Mao Zedong, traidor y mentiroso, enemigo del arte y la belleza, ambicioso cerdo, martirio de millones e inventor de esa máxima ridícula de los “cuatro viejos”, es el más claro ejemplo de ignominia. El Mao de la sangre habló de “los cuatro viejos”, que no eran otra cosa que: las viejas costumbres, los viejos hábitos, la vieja cultura y los viejos modos de pensar, es decir, milenios de sabiduría, filosofía y arte, que era necesario aplastar, quemar, borrar de la faz de la tierra. Todo ello por la voluntad de un homínido inculto que no escatimó en crímenes para sostener su cetro. Mao exterminó todo aquello que hizo grande a su gente y redujo a cenizas lo más bello y sensible de la China imperial.
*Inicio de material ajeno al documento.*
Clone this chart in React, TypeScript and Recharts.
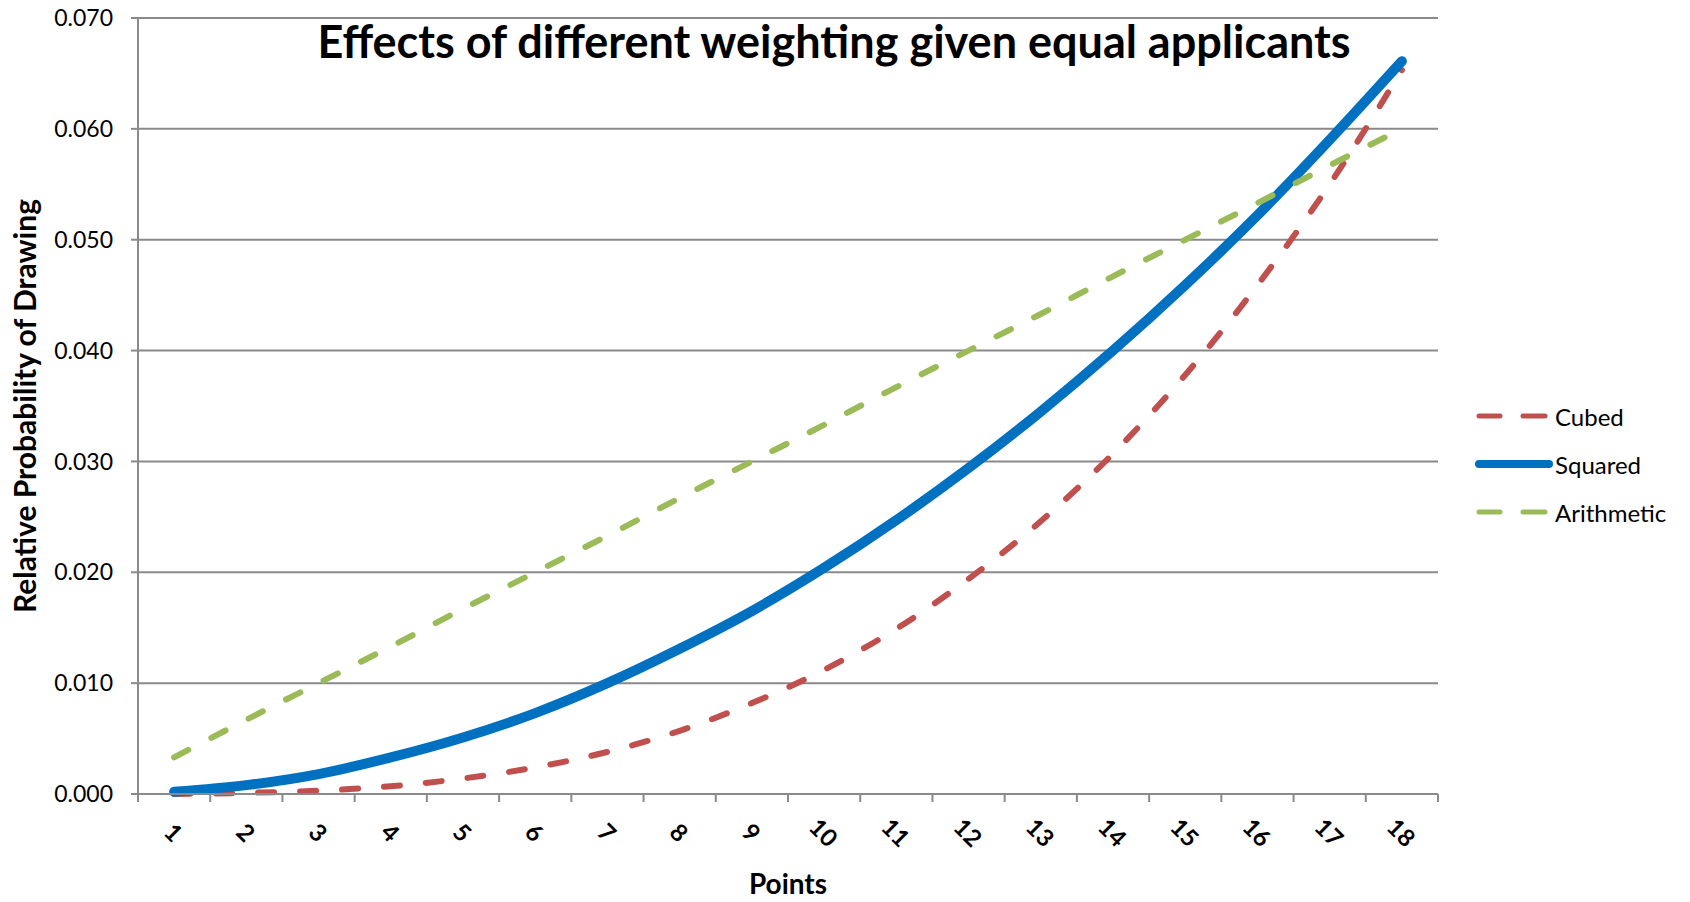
import React from 'react';
import { LineChart, Line, XAxis, YAxis, CartesianGrid, Legend } from 'recharts';

const points = [1, 2, 3, 4, 5, 6, 7, 8, 9, 10, 11, 12, 13, 14, 15, 16, 17, 18];
const cubed = [0.0000, 0.0001, 0.0003, 0.0007, 0.0014, 0.0024, 0.0038, 0.0057, 0.0082, 0.0112, 0.0149, 0.0194, 0.0246, 0.0307, 0.0378, 0.0459, 0.0550, 0.0653];
const squared = [0.0002, 0.0008, 0.0018, 0.0033, 0.0051, 0.0073, 0.0100, 0.0131, 0.0165, 0.0204, 0.0247, 0.0294, 0.0345, 0.0400, 0.0459, 0.0522, 0.0590, 0.0661];
const arithmetic = [0.0033, 0.0067, 0.0100, 0.0133, 0.0167, 0.0200, 0.0233, 0.0267, 0.0300, 0.0333, 0.0367, 0.0400, 0.0433, 0.0467, 0.0500, 0.0533, 0.0567, 0.0600];
const yTicks = [0, 0.01, 0.02, 0.03, 0.04, 0.05, 0.06, 0.07];
const title = 'Effects of different weighting given equal applicants';
const yTitle = 'Relative Probability of Drawing';
const xTitle = 'Points';

const data = points.map((p, i) => ({ point: p, cubed: cubed[i], squared: squared[i], arithmetic: arithmetic[i] }));
// category centres (labels) and category boundaries (tick marks)
const xTicks = [points[0] - 0.5, ...points.flatMap((p) => [p, p + 0.5])];

const FONT = 'Lato, "Open Sans", sans-serif';
const GRID = '#8a8a8a';
const RED = '#C0504D';
const BLUE = '#0070C0';
const GREEN = '#9BBB59';

const legendItems = [
  { name: 'Cubed', color: RED, dashed: true },
  { name: 'Squared', color: BLUE, dashed: false },
  { name: 'Arithmetic', color: GREEN, dashed: true },
];

const renderLegend = () => (
  <div style={{ fontFamily: FONT, fontSize: 24, color: '#000', width: 215 }}>
    {legendItems.map((it) => (
      <div key={it.name} style={{ display: 'flex', alignItems: 'center', height: 48 }}>
        <svg width={78} height={20} style={{ display: 'block' }}>
          {it.dashed ? (
            <g stroke={it.color} strokeWidth={5} strokeLinecap="round">
              <line x1={4} y1={10} x2={25} y2={10} />
              <line x1={48} y1={10} x2={70} y2={10} />
            </g>
          ) : (
            <line x1={4} y1={10} x2={74} y2={10} stroke={it.color} strokeWidth={8} strokeLinecap="round" />
          )}
        </svg>
        <span style={{ marginLeft: 2 }}>{it.name}</span>
      </div>
    ))}
  </div>
);

const XTick = (props: any) => {
  const { x, y, payload } = props;
  const v = payload.value as number;
  if (Number.isInteger(v)) {
    return (
      <g transform={`translate(${x},${y + 38}) rotate(45)`}>
        <text x={0} y={0} textAnchor="middle" dominantBaseline="central" fontFamily={FONT} fontWeight="bold" fontSize={24} fill="#000">
          {v}
        </text>
      </g>
    );
  }
  return <line x1={x} y1={y} x2={x} y2={y + 8} stroke={GRID} strokeWidth={2} />;
};

const YLabel = (props: any) => {
  const { viewBox } = props;
  const cx = viewBox.x + 24;
  const cy = viewBox.y + viewBox.height / 2;
  return (
    <text x={cx} y={cy} transform={`rotate(-90, ${cx}, ${cy})`} textAnchor="middle" dominantBaseline="central" fontFamily={FONT} fontWeight="bold" fontSize={30} fill="#000">
      {yTitle}
    </text>
  );
};

const XLabel = (props: any) => {
  const { viewBox } = props;
  const cx = viewBox.x + viewBox.width / 2;
  const cy = viewBox.y + 89;
  return (
    <text x={cx} y={cy} textAnchor="middle" dominantBaseline="central" fontFamily={FONT} fontWeight="bold" fontSize={28} fill="#000">
      {xTitle}
    </text>
  );
};

export default function App() {
  return (
    <div style={{ position: 'absolute', left: 0, top: 0, width: 1690, height: 902, background: '#fff' }}>
      <LineChart width={1690} height={902} data={data} margin={{ top: 18, right: 37, left: 0, bottom: 0 }}>
        <CartesianGrid vertical={false} stroke={GRID} strokeWidth={2} />
        <XAxis
          dataKey="point"
          type="number"
          domain={[xTicks[0], xTicks[xTicks.length - 1]]}
          ticks={xTicks}
          interval={0}
          tick={<XTick />}
          tickLine={false}
          tickSize={0}
          tickMargin={0}
          height={108}
          axisLine={{ stroke: GRID, strokeWidth: 2 }}
          label={<XLabel />}
        />
        <YAxis
          domain={[0, 0.07]}
          ticks={yTicks}
          interval={0}
          width={138}
          tickFormatter={(v: number) => v.toFixed(3)}
          tick={{ fontFamily: FONT, fontSize: 23, fill: '#000' }}
          tickSize={7}
          tickMargin={18}
          axisLine={{ stroke: GRID, strokeWidth: 2 }}
          tickLine={{ stroke: GRID, strokeWidth: 2 }}
          label={<YLabel />}
        />
        <Legend
          content={renderLegend}
          layout="vertical"
          align="right"
          verticalAlign="middle"
          wrapperStyle={{ position: 'absolute', left: 1475, top: 392, width: 215 }}
        />
        <Line type="monotone" dataKey="cubed" name="Cubed" stroke={RED} strokeWidth={6} strokeDasharray="16 26" strokeLinecap="round" dot={false} activeDot={false} isAnimationActive={false} />
        <Line type="monotone" dataKey="squared" name="Squared" stroke={BLUE} strokeWidth={10} strokeLinecap="round" dot={false} activeDot={false} isAnimationActive={false} />
        <Line type="monotone" dataKey="arithmetic" name="Arithmetic" stroke={GREEN} strokeWidth={6} strokeDasharray="16 26" strokeLinecap="round" dot={false} activeDot={false} isAnimationActive={false} />
      </LineChart>
      <div
        style={{
          position: 'absolute',
          left: 234,
          width: 1200,
          top: 17,
          textAlign: 'center',
          fontFamily: FONT,
          fontWeight: 'bold',
          fontSize: 45,
          lineHeight: '48px',
          color: '#000',
        }}
      >
        {title}
      </div>
    </div>
  );
}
El guayabero Chávez –traigámoslo a colación- nos recuerda un poco a Mao, aunque el primero sea un simple bichacharro dicharachero o aprendiz de mago.
En agosto de 1966, Mao publicó un artículo titulado Bombardead el Cuartel General –que pronto se convertiría en grito en las bocas de sus seguidores –sobre todo de los guardias rojos-. Nada más explícito para explicar el ideario y la verdadera naturaleza de un ser despótico y criminal al más puro ejemplo de cualquier zar terrible. En octubre del mismo año aparece el Libro Rojo, biblia de sangre y muerte. Si Hitler mandó a millones a campos de concentración, Mao fue más allá, los envió a campos de concentración pero no tuvo el valor de darle muerte a todos, prefirió domesticarlos como a fieras rabiosas y por ello los convirtió en entes que rezaban “sí Mao, eres Dios, eres Dios”. Zedong esclavizó a su propia raza e incluso les hizo pensar que esa esclavitud era necesaria y buena. Mao, Uno de los más grandes genocidas, convenció además a la comunidad internacional –su manejo hábil de la propaganda le hizo más fuerte-, a los intelectuales y a muchos de sus detractores de que aquello era lo correcto. Es innegable su capacidad de convencimiento -similar al de algunos profetas que se nombran mensajeros de dios y que arrastran tras de si a cientos de personas, hipnotizadas con su predica-.
Para “justificar” lo que llevó a los chinos a someterse y soportar tal infamia habría que analizar sobre todo su idiosincrasia y esa mentalidad connatural que los convierte en seres casi indescifrables y en muchas ocasiones incomprensibles –o al menos demasiado complejos para nuestras mentes diminutas, como lo es quizá su escritura-.
Sin embargo nos preguntamos -no sin algo de enrojecimiento-, cómo una sociedad tan antigua y que ha dado a la humanidad tantísimas obras artísticas (en la literatura, la poesía, la arquitectura) y en otros ámbitos (la medicina y muchas otras ciencias), manteniendo casi una misma forma de gobierno que si bien era despótica, sí que garantizó la sostenibilidad de la población y sus instituciones durante más de 3.000 años.